Doomed monarch: Ian McKellen as King Lear. Photograph: Tristram Kenton
I've a lingering unease about all the hoo-hah surrounding Ian McKellen's stint as Lear, which culminated on Monday with an appearance on the Today programme in a slot that wouldn't upset, say, a disgraced ex-minister or a keynote report on the garden bird population. (High praise amid the topsy-turvy priorities of BBC heavyweight reporting.)

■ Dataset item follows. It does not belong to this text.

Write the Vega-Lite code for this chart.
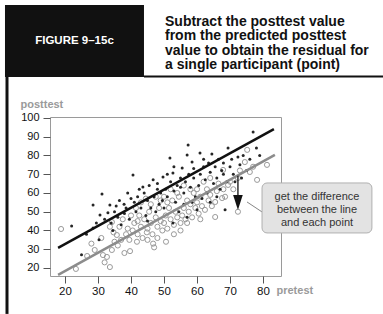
{
  "$schema": "https://vega.github.io/schema/vega-lite/v6.json",
  "width": 231,
  "height": 159,
  "autosize": "none",
  "padding": {"left": 50, "top": 117, "right": 102, "bottom": 38},
  "background": "white",
  "config": {
    "view": {"stroke": "#9a9a9a", "strokeWidth": 1},
    "font": "Liberation Sans",
    "axis": {"grid": false, "domain": false, "labelOverlap": false, "labelFlush": false, "tickColor": "#555", "labelColor": "#111", "titleColor": "#9a9a9a", "titleFontSize": 11, "titleFontWeight": "bold", "titleAngle": 0, "titleAlign": "left", "titleBaseline": "middle"},
    "axisX": {"tickCount": 7, "tickSize": 7, "labelFontSize": 11.5, "labelPadding": 2, "titleX": 226, "titleY": 14},
    "axisY": {"tickCount": 9, "tickSize": 7, "labelFontSize": 11, "labelPadding": 4, "titleX": -30, "titleY": -13}
  },
  "datasets": {
    "dots": [
      {"x":22,"y":42.4},{"x":25,"y":27},{"x":28.5,"y":41.3},{"x":28.5,"y":53.6},{"x":30.3,"y":35},{"x":26.5,"y":38},{"x":29.5,"y":44},
      {"x":31.2,"y":59.5},{"x":33.6,"y":53.6},{"x":30.6,"y":48.3},{"x":32,"y":46},{"x":34,"y":44},{"x":35,"y":50},{"x":36,"y":47},{"x":37.9,"y":54},{"x":38.5,"y":52},{"x":39,"y":60},{"x":36.5,"y":56},{"x":34.5,"y":40},{"x":37,"y":43},{"x":38,"y":49},{"x":39.5,"y":46},{"x":33,"y":49.5},{"x":35.5,"y":53},
      {"x":40.6,"y":69.6},{"x":41,"y":55},{"x":42,"y":58},{"x":43,"y":52},{"x":43.6,"y":63.2},{"x":44,"y":60},{"x":45,"y":56},{"x":45.5,"y":64},{"x":46.7,"y":67},{"x":47,"y":58},{"x":48,"y":62},{"x":48.5,"y":54},{"x":49,"y":60},{"x":49.7,"y":68.5},{"x":41.5,"y":50},{"x":44.5,"y":48},{"x":46,"y":52},{"x":47.5,"y":50},{"x":42.5,"y":62},{"x":40,"y":57},{"x":49.5,"y":56},{"x":48,"y":65},{"x":45,"y":45},
      {"x":50.5,"y":62},{"x":51,"y":58},{"x":51.8,"y":78.7},{"x":52,"y":66},{"x":52.7,"y":70.7},{"x":53,"y":61},{"x":53.5,"y":55},{"x":54,"y":64},{"x":55,"y":68},{"x":55.5,"y":73.3},{"x":56,"y":60},{"x":56.5,"y":66},{"x":57,"y":80.3},{"x":57.3,"y":85.6},{"x":57.5,"y":70},{"x":58,"y":63},{"x":58.5,"y":76.5},{"x":59,"y":68},{"x":59.5,"y":58},{"x":50,"y":52},{"x":52.7,"y":44},{"x":54.5,"y":50},{"x":56,"y":54},{"x":57,"y":47},{"x":58.5,"y":55},{"x":59,"y":73},{"x":60,"y":51},{"x":51,"y":70},{"x":53,"y":74},{"x":55,"y":63},
      {"x":60.5,"y":64},{"x":60.9,"y":81.3},{"x":61,"y":70},{"x":62,"y":74},{"x":62.5,"y":67},{"x":63,"y":60},{"x":63.5,"y":76},{"x":64,"y":71},{"x":64.5,"y":80.8},{"x":65,"y":65},{"x":65.5,"y":74},{"x":66,"y":68},{"x":66.5,"y":78},{"x":67,"y":62},{"x":67.5,"y":72},{"x":68,"y":76},{"x":68.5,"y":51},{"x":69,"y":66},{"x":69.4,"y":84},{"x":61.5,"y":57},{"x":64,"y":55},{"x":66,"y":58},{"x":62,"y":78},{"x":68,"y":70},
      {"x":70,"y":74},{"x":70.5,"y":78},{"x":71,"y":70},{"x":72.4,"y":79.2},{"x":73,"y":75},{"x":74,"y":80},{"x":75,"y":72},{"x":76,"y":78},{"x":77,"y":92.5},{"x":78,"y":84},{"x":79,"y":80},{"x":71.5,"y":66},{"x":73.5,"y":68}
    ],
    "circles": [
      {"x":18.8,"y":40.8},{"x":23.3,"y":19.5},{"x":26.7,"y":26.4},{"x":29,"y":29.6},{"x":28,"y":33},
      {"x":31.5,"y":26.9},{"x":32.7,"y":25.9},{"x":32,"y":23},{"x":33.6,"y":20.5},{"x":34.2,"y":29.6},{"x":33.6,"y":42},{"x":34.7,"y":39},{"x":35.7,"y":37.6},{"x":34.2,"y":44.5},{"x":36,"y":32},{"x":37,"y":35},{"x":38,"y":28},{"x":39.7,"y":29},{"x":38.5,"y":38},{"x":39,"y":41},{"x":36.5,"y":42},{"x":37.5,"y":46},{"x":39.5,"y":35},{"x":31,"y":36},{"x":35,"y":34},
      {"x":41.8,"y":34},{"x":44.8,"y":39},{"x":46.7,"y":33},{"x":47,"y":31},{"x":40.5,"y":40},{"x":41,"y":44},{"x":42,"y":38},{"x":42.5,"y":48},{"x":43,"y":42},{"x":43.5,"y":36},{"x":44,"y":46},{"x":45,"y":41},{"x":45.5,"y":50},{"x":46,"y":44},{"x":46.5,"y":38},{"x":47.5,"y":47},{"x":48,"y":42},{"x":48.5,"y":52},{"x":49,"y":45},{"x":49.5,"y":40},{"x":40,"y":48},{"x":41.5,"y":52},{"x":43,"y":55},{"x":44.5,"y":57},{"x":46,"y":54},{"x":47.5,"y":58},{"x":49,"y":56},{"x":48,"y":36},{"x":42,"y":45},{"x":45,"y":35},
      {"x":50.6,"y":34},{"x":50,"y":44},{"x":50.5,"y":48},{"x":51,"y":41},{"x":51.5,"y":52},{"x":52,"y":46},{"x":52.5,"y":56},{"x":53,"y":43},{"x":53.5,"y":50},{"x":54,"y":47},{"x":54.5,"y":58},{"x":55,"y":44},{"x":55.5,"y":48},{"x":56,"y":52},{"x":56.5,"y":46},{"x":57,"y":56},{"x":57.5,"y":50},{"x":58,"y":54},{"x":58.5,"y":47},{"x":59,"y":60},{"x":59.5,"y":52},{"x":50,"y":58},{"x":52,"y":62},{"x":54,"y":60},{"x":56,"y":64},{"x":58,"y":62},{"x":55,"y":40},{"x":57,"y":44},{"x":53,"y":38},{"x":51,"y":55},
      {"x":60,"y":55},{"x":60.5,"y":49},{"x":61,"y":58},{"x":61.5,"y":53},{"x":62.4,"y":51},{"x":63,"y":62},{"x":63.5,"y":56},{"x":64,"y":59},{"x":64.5,"y":53},{"x":65.5,"y":55.2},{"x":65.5,"y":47.2},{"x":66,"y":61},{"x":66.5,"y":65},{"x":67.6,"y":57.3},{"x":67.9,"y":72.3},{"x":68,"y":62},{"x":68.5,"y":58},{"x":69.4,"y":64.3},{"x":62,"y":66},{"x":60,"y":62},{"x":64,"y":68},{"x":61,"y":46},
      {"x":70,"y":66},{"x":71,"y":62},{"x":72.4,"y":68},{"x":72.4,"y":50},{"x":74.5,"y":76.5},{"x":75.2,"y":83},{"x":76,"y":71.2},{"x":78.2,"y":67},{"x":81.2,"y":75},{"x":73,"y":72},{"x":77,"y":74}
    ],
    "fits": [
      {"line":"observed","x":17.9,"y":30.7},{"line":"observed","x":83.3,"y":94.1},
      {"line":"predicted","x":17.9,"y":16.3},{"line":"predicted","x":83.6,"y":80.3}
    ],
    "one": [{"k": 1}]
  },
  "layer": [
    {"data": {"name": "circles"}, "mark": {"type": "point", "filled": false, "stroke": "#9a9a9a", "strokeWidth": 1, "size": 26, "opacity": 1},
     "encoding": {
       "x": {"field": "x", "type": "quantitative", "scale": {"domain": [15.45, 85.45], "nice": false, "zero": false}, "title": "pretest"},
       "y": {"field": "y", "type": "quantitative", "scale": {"domain": [15.73, 100.53], "nice": false, "zero": false}, "title": "posttest"}}},
    {"data": {"name": "dots"}, "mark": {"type": "point", "filled": true, "fill": "#1a1a1a", "size": 9, "opacity": 0.95, "strokeWidth": 0},
     "encoding": {"x": {"field": "x", "type": "quantitative", "title": "pretest"}, "y": {"field": "y", "type": "quantitative", "title": "posttest"}}},
    {"data": {"name": "fits"}, "mark": {"type": "line", "strokeWidth": 2.5},
     "encoding": {"x": {"field": "x", "type": "quantitative", "title": "pretest"}, "y": {"field": "y", "type": "quantitative", "title": "posttest"},
       "color": {"field": "line", "type": "nominal", "scale": {"domain": ["observed", "predicted"], "range": ["#111", "#8c8c8c"]}, "legend": null}}},
    {"data": {"name": "one"}, "mark": {"type": "rect", "fill": "#111"},
     "encoding": {"x": {"datum": 1.81, "type": "quantitative", "title": "pretest"}, "x2": {"datum": 43.93}, "y": {"datum": 121.85, "type": "quantitative", "title": "posttest"}, "y2": {"datum": 160.24}}},
    {"data": {"name": "one"}, "mark": {"type": "rule", "stroke": "#111", "strokeWidth": 2},
     "encoding": {"x": {"datum": 43.93, "type": "quantitative", "title": "pretest"}, "x2": {"datum": 116.36}, "y": {"datum": 122.12, "type": "quantitative", "title": "posttest"}}},
    {"data": {"name": "one"}, "mark": {"type": "rule", "stroke": "#111", "strokeWidth": 3},
     "encoding": {"x": {"datum": 2.42, "type": "quantitative", "title": "pretest"}, "y": {"datum": 121.85, "type": "quantitative", "title": "posttest"}, "y2": {"datum": -4.49}}},
    {"data": {"name": "one"}, "mark": {"type": "text", "text": "FIGURE 9–15c", "fill": "white", "fontSize": 11.5, "fontWeight": "bold", "align": "center", "baseline": "middle"},
     "encoding": {"x": {"datum": 22.87, "type": "quantitative", "title": "pretest"}, "y": {"datum": 141.05, "type": "quantitative", "title": "posttest"}}},
    {"data": {"name": "one"}, "mark": {"type": "text", "text": ["Subtract the posttest value", "from the predicted posttest", "value to obtain the residual for", "a single participant (point)"], "fill": "#111", "fontSize": 14, "fontWeight": "bold", "align": "left", "baseline": "alphabetic", "lineHeight": 14.5},
     "encoding": {"x": {"datum": 50.3, "type": "quantitative", "title": "pretest"}, "y": {"datum": 149.3, "type": "quantitative", "title": "posttest"}}},
    {"data": {"name": "one"}, "mark": {"type": "rule", "stroke": "#111", "strokeWidth": 1.3},
     "encoding": {"x": {"datum": 72.4, "type": "quantitative", "title": "pretest"}, "y": {"datum": 69.2, "type": "quantitative", "title": "posttest"}, "y2": {"datum": 57}}},
    {"data": {"name": "one"}, "mark": {"type": "point", "shape": "M-1.6,-2.5L1.6,-2.5L0,2.5Z", "size": 36, "filled": true, "fill": "#111", "opacity": 1, "strokeWidth": 0},
     "encoding": {"x": {"datum": 72.4, "type": "quantitative", "title": "pretest"}, "y": {"datum": 54.95, "type": "quantitative", "title": "posttest"}}},
    {"data": {"name": "one"}, "mark": {"type": "rule", "stroke": "#666", "strokeWidth": 0.8},
     "encoding": {"x": {"datum": 75.15, "type": "quantitative", "title": "pretest"}, "y": {"datum": 55.22, "type": "quantitative", "title": "posttest"}, "x2": {"datum": 79.7}, "y2": {"datum": 49.9}}},
    {"data": {"name": "one"}, "mark": {"type": "rect", "fill": "#e3e3e3", "stroke": "#b0b0b0", "strokeWidth": 1, "cornerRadius": 5},
     "encoding": {"x": {"datum": 79.7, "type": "quantitative", "title": "pretest"}, "x2": {"datum": 113.0}, "y": {"datum": 65.35, "type": "quantitative", "title": "posttest"}, "y2": {"datum": 38.69}}},
    {"data": {"name": "one"}, "mark": {"type": "text", "text": ["get the difference", "between the line", "and each point"], "fill": "#333", "fontSize": 11, "align": "center", "baseline": "middle", "lineHeight": 13},
     "encoding": {"x": {"datum": 96.36, "type": "quantitative", "title": "pretest"}, "y": {"datum": 57.88, "type": "quantitative", "title": "posttest"}}}
  ]
}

The grand finale to the massive year-long arc of the RSC's Complete Works season, Trevor Nunn's production is already being described as the theatrical event of the century - and so, with grim predictability, tragedy was undercut by calamity last night when it was announced that Frances Barber has injured a knee and won't be scuttling on stage as Goneril any time soon. Press night postponed, press shuttle buses called off, no likelihood of a proper opening before Easter. Lord knows what the atmosphere is like in the bowels of the RSC today, but you can bet that the shrill deities who preside over Lear (perhaps recently released from the walls of the now-decommissioned Royal Shakespeare Theatre) are having the last, bitter laugh.
It's not that I have any reservations about the production, or about McKellen's fitness for the role - in fact I'll be queuing up with the rest as soon as the unlucky Barber or her understudy springs back on stage. And in fairness it seems that the man himself is feeling the pressure more than anyone, for all that yesterday's radio interview with Jim Naughtie uncomfortably resembled Python's Great Actors skit.
It's just that I suspect, somehow, the whole thing won't be quite as good as I know I want it to be. Maybe it's the wall-to-wall hype (and, yes, I know we wrote about it too), perhaps it's because the lead role is so craggily, incessantly draining, maybe simply because the play dwells so much on the causes and consequences of human failure - to govern, to love, to act.
Has there ever been a perfect Lear? I've encountered a fair few, and I'm not sure I can think of one. Perfect moments, yes: the savage roaring of Paul Scofield (brilliantly captured in a recent audio recording years after his original outing); Oliver Ford Davies's splenetic hand-twitches at the Almeida a few years back; the heart-crushing scene from Grigori Kozintsev's film in which a childlike, playful Juri Jarvet blithely ignores his kingdom being pulled away from under his feet.
Maybe the ultimate Lear would involve all those moments sewn seamlessly together - or perhaps David Hare has it right when he says that of the 11 scenes in which Lear appears in the play, one man can't do all of them. That might have been Shakespeare's point, in a way of thinking.
But it doesn't stop me daydreaming about who I'd like to see booked in to do the part when the McKellen circus has departed Stratford. Candidates ripe enough for speed-dial should anything befall Sir Ian surely include Pennington, Bradley and (though the heart sinks slightly, not sure why) Jacobi. Medium-term investments might include Simon Russell Beale and Mark Rylance. Left-of-centres alternatives could number Timothy Spall (yes, I really believe this one, trust me) and Warren Mitchell (don't sneer - his Shylock was fab). It's a partial list, and utterly short on Americans - though, given the reviews of Kevin Kline's recent outing in New York, maybe that's no bad thing.
Any other offers? The only rule of the game is that they aren't allowed to have played it before.